Tuesday, September 23, 2014

Tuesday’s Cupful: Background on Veggie Potato Salad

A potato salad w/ veggie nutrition

This potato salad is a neat way to insert a hefty serving of fresh veggies into your kids’ meals.  We also like the light mayo option, which ensures less fat calories per mouthful.  The creamy light mayonnaise makes for a rich and smooth dressing for this yummy salad of tubers.  This dish may also be thought of as a cross between a broccoli salad and potato salad.  The carrots provide a crunchy bite that’s loaded with vitamin A.    
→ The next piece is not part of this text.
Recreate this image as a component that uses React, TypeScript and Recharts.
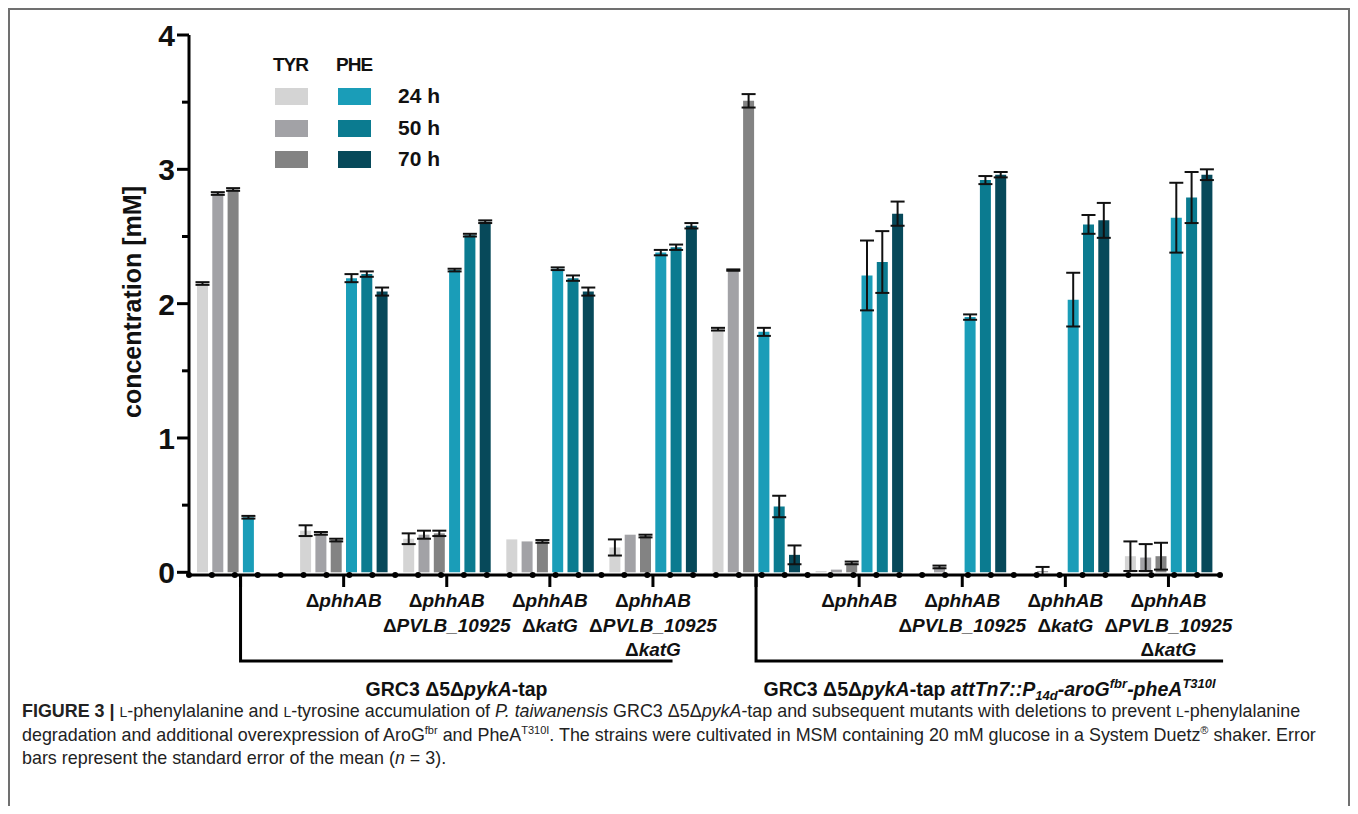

Monday, September 22, 2014

Monday’s Bread Bowl: Veggie Loaded Potato Salad

Carrots and Broccoli round it out

There’s more color to this potato salad that’s a lighter spin on our original recipe.

What you will need:

1 large bowl w/ lid
1 large wooden spoon
1 large mixing bowl
4 or 5 medium to large potatoes, boiled, peeled, and chopped
3 carrots, diced small
4 hard-boiled eggs, crumbled
2 broccoli crowns, diced small
3 tablespoons light mayonnaise
1 tablespoon sour cream
Sprinkle of garlic powder
Salt to taste
Pinch of black pepper

Preparations and Directions:

Combine potatoes, broccoli, carrots, eggs, mayo, sour cream, pepper, garlic powder, and salt in mixing bowl.  Toss well.  Pour salad into bowl.  Cover with lid.  Place salad in fridge for at least 3 hours.  Serve chilled.